На любимых им гравюрах мы видим композиции с фигурами, иной рай с целой массой фигурок — действующих, снующих, работающих. Видим лодки и море, мосты через реку, домики у подножия гор. Уличные представления, рынки, харчевни, водоносы, полевые работы, работы на постройке. Если дождь, то под дождем бегут путники, укрываясь зонтами, придерживая широкополые шляпы, пряча под плащами своих ребят. Если снег — они, увязая по колено, пробираются по тропинкам пешком и верхом. Если ущелье — кто-то храбро переправляется па другую сторону по подвесному канату. Ежедневная жизнь во всей поэтичности ее трудовой прозы, неутомимая, динамичная, «вспененная», — это то, что и сам Ван Гог бесконечно любил. Даже когда он чувствовал себя подавленным, подобные зрелища его зажигали и радовали почти по-детски. С каким восторгом описывал он увиденную им сцену разгрузки угольной баржи вечером, после дождя, восклицая: «Сущий Хокусай!»

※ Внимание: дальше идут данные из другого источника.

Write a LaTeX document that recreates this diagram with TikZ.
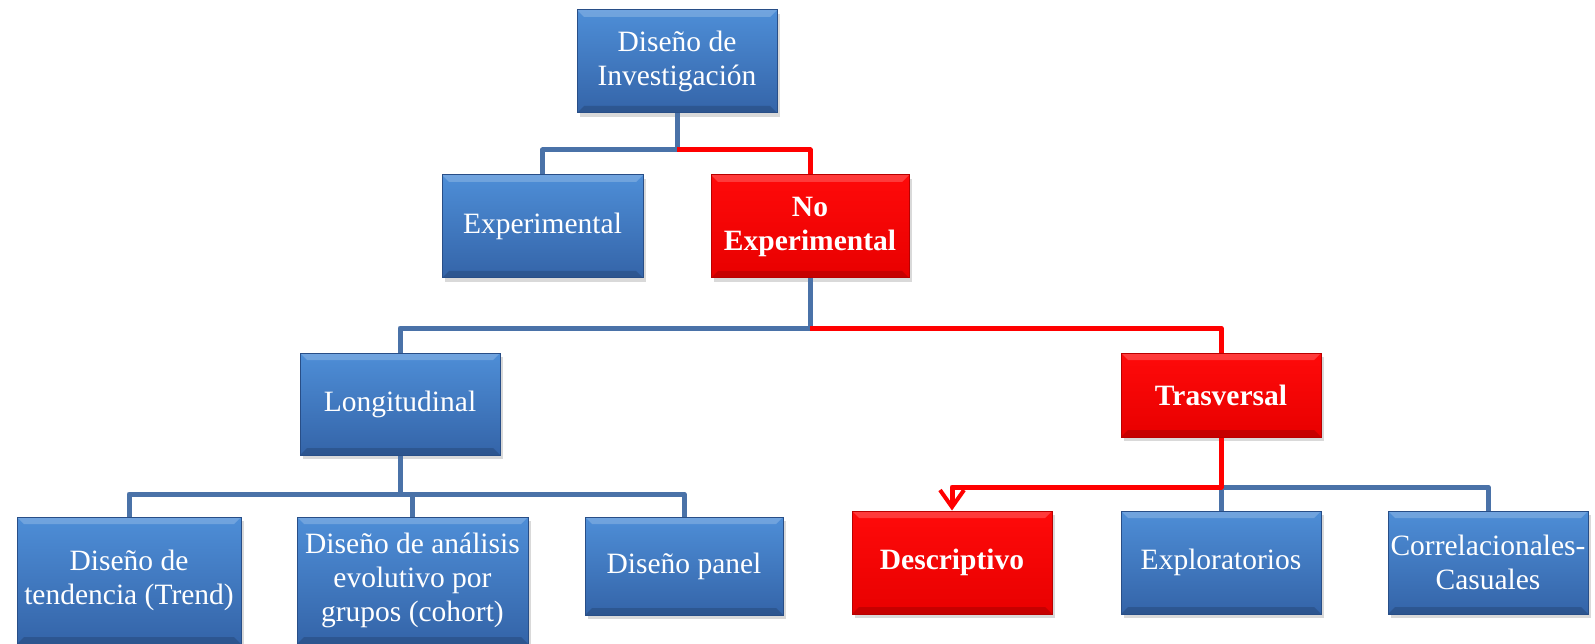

И при этом — тончайшая артистичность японских гравюр, их линий, композиций, цвета, но артистичность простая, прозрачно-ясная: почти невозможно их «не понимать» — нужно только иметь глаза и смотреть. И это тоже влекло Ван Гога. «Японец рисует быстро, молниеносно, нервы у него тоньше, а восприятие проще». «Они работают так же естественно, как дышат, и несколькими штрихами умеют нарисовать фигуру так же легко, как застегнуть жилет». «Мне думается, изучение японского искусства неизбежно делает нас более веселыми и радостными».
Особенно же привлекали его японские художники тем, что они, как полагал Ван Гог, вели жизнь простолюдинов, не выделяясь из народной среды, и тем, что относились друг к другу по-братски, имели обычай обмениваться произведениями, не знали взаимной вражды и интриг (не то что парижские!), были просты и чисты духом. И наконец, тем, что жили в цветистой и цветущей солнечной стране. В своем воображении Ван Гог создал и взлелеял некую полуфантастическую Японию, обетованную землю художников.
Он сделал ряд копий с японских гравюр, передавая их в масле, довольно точно придерживаясь образца, только его краски были более яркими и насыщенными по сравнению с мягкой, приглушенной гаммой японцев. Даже в отношении живописного стиля японцы дали ему едва ли не больше, чем импрессионисты: они навели его на идею сочетать графизм с живописностью, четкий контур — с сияющим цветом. Импрессионисты, как известно, не признавали «оконтуривания» и никогда не акцентировали линейных очертаний предметов, а Ван Гог всегда любил сильные, энергичные линии. И уже к концу парижского периода он вновь стал их применять, сближаясь, таким образом, с Гогеном и Бернаром больше, чем с импрессионистами старшего поколения.